- 04.14.2018
‘They deserve it’: Progress made at Southwest Montana Veterans Home building site
“A washer and a nut,” Bob Pavlovich called out on Saturday morning in an empty 10-acre field near the intersection of Blacktail Loop and Mount Highland Drive.
When Rich Dwyer gave him what he asked for, Pavlovich secured a bolt that helped affix a large, hand-painted sign to a pair of wooden posts, announcing, in all caps, that this is the “future site of Southwest Montana Veterans Home.”
Tightening a bolt might not seem like much, but for the 88-year-old Pavlovich, it represented an important, tangible step toward finally fulfilling a vision he’s been fighting to realize for 25 years.
That vision is of a home for veterans in need.
“They deserve it,” says Pavlovich, a veteran himself. “They fought for their country. They kept us safe and sound. They made us still free. They deserve it. If we don’t take care of them, who are we gonna take care of?”
Pavlovich first conceived of the need for a veterans home in 1993, he says, while serving as a Democrat from Butte in the Montana House of Representatives.

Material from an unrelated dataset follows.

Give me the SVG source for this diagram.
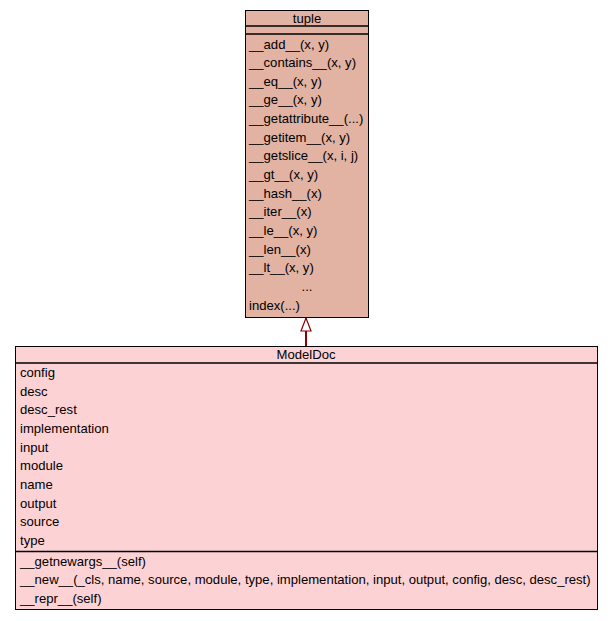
<svg xmlns="http://www.w3.org/2000/svg" width="613" height="621" viewBox="0 0 613 621">
  <style>
    text { font-family: "Liberation Sans", Arial, sans-serif; font-size: 13.1px; fill: #000; }
    .title { text-anchor: middle; }
    .box { stroke: #000; stroke-width: 1; }
    .sep { stroke: #000; stroke-width: 1.5; }
    .base { fill: #e2b2a2; }
    .cls { fill: #fdd2d4; }
    .inherit { stroke: #8b0000; stroke-width: 2; fill: none; }
  </style>
  <defs>
    <!-- hollow triangle for generalisation; tip points along the path direction -->
    <marker id="hollowTri" viewBox="0 0 14 12" refX="13.5" refY="6" markerWidth="14" markerHeight="12" markerUnits="userSpaceOnUse" orient="auto">
      <polygon points="13.5,6 0.5,1 0.5,11" fill="#fff" stroke="#8b0000" stroke-width="1.2"/>
    </marker>
  </defs>
  <rect width="613" height="621" fill="#fff"/>

  <!-- base class: tuple -->
  <g id="tuple">
    <rect class="box base" x="245.5" y="10.5" width="123" height="307"/>
    <line class="sep" x1="245.5" y1="26" x2="368.5" y2="26"/>
    <line class="sep" x1="245.5" y1="34" x2="368.5" y2="34"/>
    <text class="title" x="307" y="22.5">tuple</text>
    <text x="249" y="48.5">__add__(x, y)</text>
    <text x="249" y="67">__contains__(x, y)</text>
    <text x="249" y="85.5">__eq__(x, y)</text>
    <text x="249" y="104">__ge__(x, y)</text>
    <text x="249" y="123">__getattribute__(...)</text>
    <text x="249" y="141.5">__getitem__(x, y)</text>
    <text x="249" y="160">__getslice__(x, i, j)</text>
    <text x="249" y="179">__gt__(x, y)</text>
    <text x="249" y="197.5">__hash__(x)</text>
    <text x="249" y="216">__iter__(x)</text>
    <text x="249" y="235">__le__(x, y)</text>
    <text x="249" y="253.5">__len__(x)</text>
    <text x="249" y="272">__lt__(x, y)</text>
    <text class="title" x="307" y="291">...</text>
    <text x="249" y="309.5">index(...)</text>
  </g>

  <!-- derived class: ModelDoc -->
  <g id="ModelDoc">
    <rect class="box cls" x="15.5" y="346.5" width="582" height="263"/>
    <line class="sep" x1="15.5" y1="363" x2="597.5" y2="363"/>
    <line class="sep" x1="15.5" y1="551.5" x2="597.5" y2="551.5"/>
    <text class="title" x="306" y="359">ModelDoc</text>
    <text x="20" y="376.5">config</text>
    <text x="20" y="395.5">desc</text>
    <text x="20" y="414">desc_rest</text>
    <text x="20" y="432.5">implementation</text>
    <text x="20" y="451.5">input</text>
    <text x="20" y="470">module</text>
    <text x="20" y="488.5">name</text>
    <text x="20" y="507.5">output</text>
    <text x="20" y="526">source</text>
    <text x="20" y="544.5">type</text>
    <text x="20" y="565.5">__getnewargs__(self)</text>
    <text x="20" y="584">__new__(_cls, name, source, module, type, implementation, input, output, config, desc, desc_rest)</text>
    <text x="20" y="602.5">__repr__(self)</text>
  </g>

  <!-- inheritance connector -->
  <g id="connectors">
    <line class="inherit" x1="306" y1="346" x2="306" y2="318" marker-end="url(#hollowTri)"/>
  </g>
</svg>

That year, he introduced a bill to construct a veterans home in southwest Montana.
“And it passed,” Pavlovich says, “no problem.”
But when legislators from eastern Montana made the case that there was a greater need in their part of the state, arguing that western Montana already had the Montana Veterans Home in Columbia Falls and the Fort Harrison Veterans Affairs center in Helena, Pavlovich agreed. His bill was amended, and the funding he’d secured was used to build a veterans home in Glendive.

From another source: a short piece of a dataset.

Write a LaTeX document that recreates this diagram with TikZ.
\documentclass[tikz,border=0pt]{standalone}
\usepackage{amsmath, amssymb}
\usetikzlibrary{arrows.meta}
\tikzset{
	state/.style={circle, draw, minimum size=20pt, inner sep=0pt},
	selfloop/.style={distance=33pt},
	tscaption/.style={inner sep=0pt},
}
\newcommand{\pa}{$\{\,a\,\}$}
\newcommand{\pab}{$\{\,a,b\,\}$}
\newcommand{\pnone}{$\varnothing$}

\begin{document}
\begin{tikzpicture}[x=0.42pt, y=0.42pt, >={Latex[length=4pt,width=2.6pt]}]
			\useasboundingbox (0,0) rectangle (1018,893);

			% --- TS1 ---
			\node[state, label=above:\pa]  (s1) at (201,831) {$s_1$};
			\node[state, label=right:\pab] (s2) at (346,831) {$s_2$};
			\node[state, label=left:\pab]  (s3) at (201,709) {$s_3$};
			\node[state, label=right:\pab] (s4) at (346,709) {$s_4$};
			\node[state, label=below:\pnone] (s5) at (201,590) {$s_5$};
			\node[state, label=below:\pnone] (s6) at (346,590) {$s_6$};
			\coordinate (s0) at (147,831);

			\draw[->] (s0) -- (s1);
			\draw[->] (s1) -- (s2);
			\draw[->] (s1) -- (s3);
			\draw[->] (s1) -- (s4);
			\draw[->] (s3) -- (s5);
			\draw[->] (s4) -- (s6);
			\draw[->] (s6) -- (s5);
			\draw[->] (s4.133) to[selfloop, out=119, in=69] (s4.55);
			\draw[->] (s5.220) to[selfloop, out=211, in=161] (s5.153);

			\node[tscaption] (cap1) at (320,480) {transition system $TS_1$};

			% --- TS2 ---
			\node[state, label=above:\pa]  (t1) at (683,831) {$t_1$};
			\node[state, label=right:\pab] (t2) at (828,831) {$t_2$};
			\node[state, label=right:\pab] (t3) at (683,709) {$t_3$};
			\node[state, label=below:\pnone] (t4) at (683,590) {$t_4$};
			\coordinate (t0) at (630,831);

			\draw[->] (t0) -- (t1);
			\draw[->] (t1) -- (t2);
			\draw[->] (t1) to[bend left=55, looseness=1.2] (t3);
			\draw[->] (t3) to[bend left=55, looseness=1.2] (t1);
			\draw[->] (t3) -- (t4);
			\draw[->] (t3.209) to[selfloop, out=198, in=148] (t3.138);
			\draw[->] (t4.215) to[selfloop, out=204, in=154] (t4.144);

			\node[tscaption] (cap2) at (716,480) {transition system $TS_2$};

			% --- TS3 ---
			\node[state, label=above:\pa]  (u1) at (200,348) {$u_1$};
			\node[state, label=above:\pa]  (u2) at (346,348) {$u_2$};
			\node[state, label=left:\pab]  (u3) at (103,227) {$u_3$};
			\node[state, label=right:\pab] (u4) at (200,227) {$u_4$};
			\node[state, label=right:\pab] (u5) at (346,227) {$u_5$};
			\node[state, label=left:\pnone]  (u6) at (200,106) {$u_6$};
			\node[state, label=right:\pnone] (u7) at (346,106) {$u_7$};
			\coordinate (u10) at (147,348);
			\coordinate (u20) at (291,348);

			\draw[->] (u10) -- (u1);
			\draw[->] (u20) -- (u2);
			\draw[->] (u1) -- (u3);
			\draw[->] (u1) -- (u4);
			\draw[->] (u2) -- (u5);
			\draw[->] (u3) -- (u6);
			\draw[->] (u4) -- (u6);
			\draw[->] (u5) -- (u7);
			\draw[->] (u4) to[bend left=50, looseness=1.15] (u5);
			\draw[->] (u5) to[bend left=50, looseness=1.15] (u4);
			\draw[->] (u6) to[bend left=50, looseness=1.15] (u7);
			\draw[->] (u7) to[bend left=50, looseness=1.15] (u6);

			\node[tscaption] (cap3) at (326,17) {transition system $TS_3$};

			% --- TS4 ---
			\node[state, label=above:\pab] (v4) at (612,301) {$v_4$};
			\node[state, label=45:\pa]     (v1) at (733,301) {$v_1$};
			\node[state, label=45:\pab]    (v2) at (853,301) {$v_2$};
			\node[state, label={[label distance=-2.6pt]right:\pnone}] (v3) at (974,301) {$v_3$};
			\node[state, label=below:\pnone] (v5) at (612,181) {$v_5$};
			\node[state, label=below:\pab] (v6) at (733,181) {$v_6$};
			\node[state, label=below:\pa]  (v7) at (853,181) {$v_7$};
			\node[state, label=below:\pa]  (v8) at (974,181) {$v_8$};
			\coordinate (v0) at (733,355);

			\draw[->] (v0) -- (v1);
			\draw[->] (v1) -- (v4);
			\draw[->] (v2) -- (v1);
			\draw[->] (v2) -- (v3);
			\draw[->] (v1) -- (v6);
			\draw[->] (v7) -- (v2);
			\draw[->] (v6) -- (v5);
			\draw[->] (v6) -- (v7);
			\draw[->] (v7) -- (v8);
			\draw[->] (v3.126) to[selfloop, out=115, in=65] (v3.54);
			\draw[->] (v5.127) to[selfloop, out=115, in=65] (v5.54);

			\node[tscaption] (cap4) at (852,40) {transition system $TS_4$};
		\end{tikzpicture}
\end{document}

“And then I told them, ‘I’m going to come back for southwest Montana. I need your help,'” Pavlovich says.
But that help was delayed for more than two decades and didn’t fully arrive until last month, when Democratic U.S. Sen. Jon Tester announced he’d helped secure more than $8 million in federal funding for the project.
Asked how he felt when he heard the news, Pavlovich says, “I was tickled pink.”

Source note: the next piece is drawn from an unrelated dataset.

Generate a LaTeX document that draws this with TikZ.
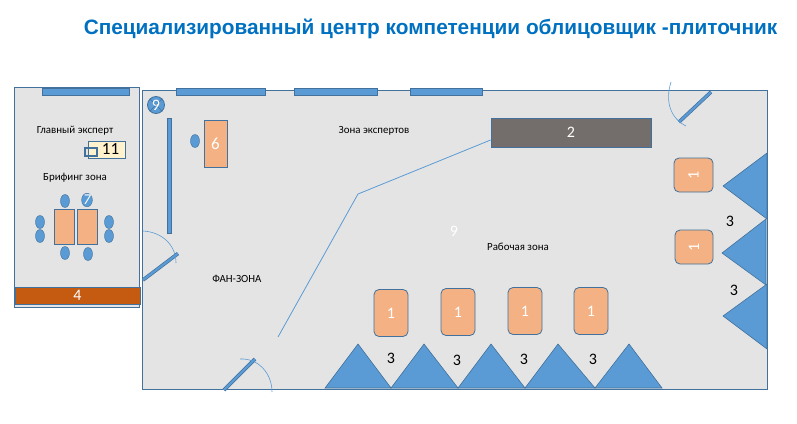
\documentclass[tikz,border=0pt]{standalone}
\usepackage{fontspec}
\setmainfont{Carlito}
\newfontfamily\titlefont{Liberation Sans}
\usepackage{tikz}
\usetikzlibrary{calc,positioning,shapes.geometric,shapes.misc}
\definecolor{edgeBlue}{HTML}{41719C}
\definecolor{fillBlue}{HTML}{5B9BD5}
\definecolor{roomGray}{HTML}{E4E4E4}
\definecolor{deskOrange}{HTML}{F4B183}
\definecolor{bandOrange}{HTML}{C55A11}
\definecolor{stoneGray}{HTML}{736E6C}
\definecolor{noteYellow}{HTML}{FFF2CC}
\definecolor{titleBlue}{HTML}{0070C0}

\begin{document}
\begin{tikzpicture}
		[x=1pt, y=-1pt, font=\fontsize{10.9}{12}\selectfont,
		% STYLES
		% The room style is used for the two grey rooms
		room/.style={draw=edgeBlue, fill=roomGray, line width=0.8pt},
		% windows and walls
		wall/.style={draw=edgeBlue, fill=fillBlue, line width=0.7pt},
		% The desk style
		desk/.style={rectangle, draw=edgeBlue, fill=deskOrange, line width=0.8pt, inner sep=0pt, text=white, font=\fontsize{17}{19}\selectfont},
		% work places
		workDesk/.style={desk, rounded corners=5pt, font=\fontsize{16}{18}\selectfont},
		% chairs
		chair/.style={ellipse, draw=edgeBlue, fill=fillBlue, inner sep=0pt, minimum width=9pt, minimum height=13pt},
		% doors
		door/.style={draw=edgeBlue, line width=3.6pt},
		doorIn/.style={draw=fillBlue, line width=2.2pt},
		swing/.style={draw=fillBlue, line width=0.6pt},
		% materials
		stack/.style={draw=edgeBlue, fill=fillBlue, line width=0.6pt},
		% labels
		zone/.style={inner sep=0pt, text=black},
		number/.style={inner sep=0pt, font=\fontsize{16}{18}\selectfont}]
		\useasboundingbox (0,0) rectangle (797,423);

		\node [zone, text=titleBlue, font=\titlefont\bfseries\fontsize{20.8}{24}\selectfont] (title) at (430.5,29) {Специализированный центр компетенции облицовщик -плиточник};

		% Draw rooms
		\draw [room] (14,87) rectangle (139,307);
		\draw [room] (142,90) rectangle (767,389);

		% Left room
		\draw [wall] (42,88) rectangle (129,95);
		\node [rectangle, draw=edgeBlue, fill=bandOrange, line width=0.8pt, inner sep=0pt, minimum width=125pt, minimum height=17pt, text=white, font=\fontsize{16}{18}\selectfont] (band4) at (77.5,295.5) {4};
		\node [zone] (chief) at (75,131) {Главный эксперт};
		\node [rectangle, draw=edgeBlue, fill=noteYellow, line width=0.8pt, inner sep=0pt, minimum width=37pt, minimum height=17pt, font=\fontsize{17}{19}\selectfont] (desk11) at (106.5,149.5) {\hspace{8pt}11};
		\draw [draw=edgeBlue, line width=1.2pt] (85,148) rectangle (97,156);
		\node [zone] (briefing) at (75,178) {Брифинг зона};
		\node [desk, minimum width=20pt, minimum height=35pt] (table1) at (64.5,226.5) {};
		\node [desk, minimum width=20pt, minimum height=35pt] (table2) at (87.5,226.5) {};
		\node [chair] (c1) at (65,201) {};
		\node [chair, text=white, font=\fontsize{15}{17}\selectfont\itshape] (c2) at (87,200) {7};
		\node [chair] (c3) at (40,222) {};
		\node [chair] (c4) at (40,236) {};
		\node [chair] (c5) at (109,222) {};
		\node [chair] (c6) at (109,236) {};
		\node [chair] (c7) at (65,253) {};
		\node [chair] (c8) at (88,254) {};

		% Main room
		\foreach \xa/\xb in {176/265, 294/377, 410/482}
			\draw [wall] (\xa,88) rectangle (\xb,95);
		\draw [wall] (167.5,118) rectangle (171.5,233);
		\node [circle, draw=edgeBlue, fill=fillBlue, line width=0.8pt, minimum size=17pt, inner sep=0pt] (info9) at (156,105) {};
		\draw [edgeBlue, line width=0.5pt] (info9.45) -- (info9.225) (info9.135) -- (info9.315);
		\node [text=white, inner sep=0pt, font=\fontsize{16}{18}\selectfont] (info9text) at (info9) {9};
		\node [desk, minimum width=23pt, minimum height=47pt] (desk6) at (215.5,143.5) {6};
		\node [chair] (c9) at (195,141) {};
		\node [rectangle, draw=edgeBlue, fill=stoneGray, line width=0.8pt, inner sep=0pt, minimum width=160pt, minimum height=29pt, text=white, font=\fontsize{16}{18}\selectfont] (block2) at (571,132.5) {2};

		% zone border
		\coordinate (b0) at (278,337);
		\coordinate (b1) at (358,194);
		\draw [swing, line width=0.8pt] (b0) -- (b1) -- (block2.west |- 0,140);

		\node [zone] (experts) at (374,131) {Зона экспертов};
		\node [zone] (work) at (518,247) {Рабочая зона};
		\node [zone] (fans) at (237,279) {ФАН-ЗОНА};
		\node [number, text=white] (nine) at (454,231) {9};

		% Doors
		\draw [door] (143,280) -- (178,253.5);
		\draw [doorIn] (143,280) -- (178,253.5);
		\draw [swing] (143,231) .. controls (162,232) and (176,245) .. (176,263);
		\draw [door] (224,390) -- (255,359);
		\draw [doorIn] (224,390) -- (255,359);
		\draw [swing] (240,359) .. controls (258,358) and (272,373) .. (272,392);
		\draw [door] (679,122) -- (711,92);
		\draw [doorIn] (679,122) -- (711,92);
		\draw [swing] (671,82) .. controls (665,101) and (670,118) .. (686,126);

		% Work places
		\foreach \name/\cx/\cy in {w1/391/313, w2/458/312, w3/525/311, w4/591/311}
			\node [workDesk, minimum width=34pt, minimum height=47pt] (\name) at (\cx,\cy) {1};
		\node [workDesk, minimum width=39pt, minimum height=34pt] (w5) at (693.5,175) {\rotatebox{90}{1}};
		\node [workDesk, minimum width=38pt, minimum height=34pt] (w6) at (694,247) {\rotatebox{90}{1}};

		% Material stacks
		\foreach \xa/\xb/\xc in {325/358/391, 391/424/458, 458/491/525, 525/558/595, 595/629/662}
			\draw [stack] (\xa,388) -- (\xb,344) -- (\xc,388) -- cycle;
		\draw [stack] (767,153) -- (723,186) -- (767,219) -- cycle;
		\draw [stack] (766,219) -- (722,253) -- (766,285) -- cycle;
		\draw [stack] (767,284) -- (723,316) -- (767,349) -- cycle;

		\foreach \name/\cx/\cy in {s1/391/358, s2/457/360, s3/524/359, s4/593/359, s5/730/221, s6/734/290}
			\node [number] (\name) at (\cx,\cy) {3};
\end{tikzpicture}
\end{document}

Those federal funds are being added to state funding that Democratic state Sen. Jon Sesso of Butte garnered for the project almost a decade ago. The land where the veterans home will be built was donated by Don Harrington, a Butte resident who died in 2013.
Looking back, Pavlovich says, “If I had knew it was going to happen like this, I would’ve never conceded in ’93.”
While he acknowledges the various impediments to the project “upset” him “a little bit,” Pavlovich never let up, even after he left the Legislature and others took up the cause.
In 2010, he served on a committee that considered six counties in southwest Montana before selecting Butte as the future site of a veterans home.
Soon after that, fellow Butte veteran Rich Dwyer built and painted a pair of signs to alert people of what the site would become. But as the years passed, the west-facing sign along Blacktail Loop started to fade. So when news broke that the project would finally be able to move forward, Pavolvich asked Dwyer to refurbish it, and Dwyer agreed.
On Saturday morning, he brought the spiffed-up sign to the site, and Pavlovich did what he could to help Dwyer, Charlie Delaney, and Bill Holton – the brother of Air Force Capt. Robert Edwin Holton, a Vietnam veteran who was missing in action for 48 years before he was finally laid to rest in Butte last year – put it back up.
After a quarter-century spent working to ensure what the sign said was true, Pavlovich expressed relief: “Now we’re gonna get it, God willing.”
Pavlovich said the project could break ground in late July or August.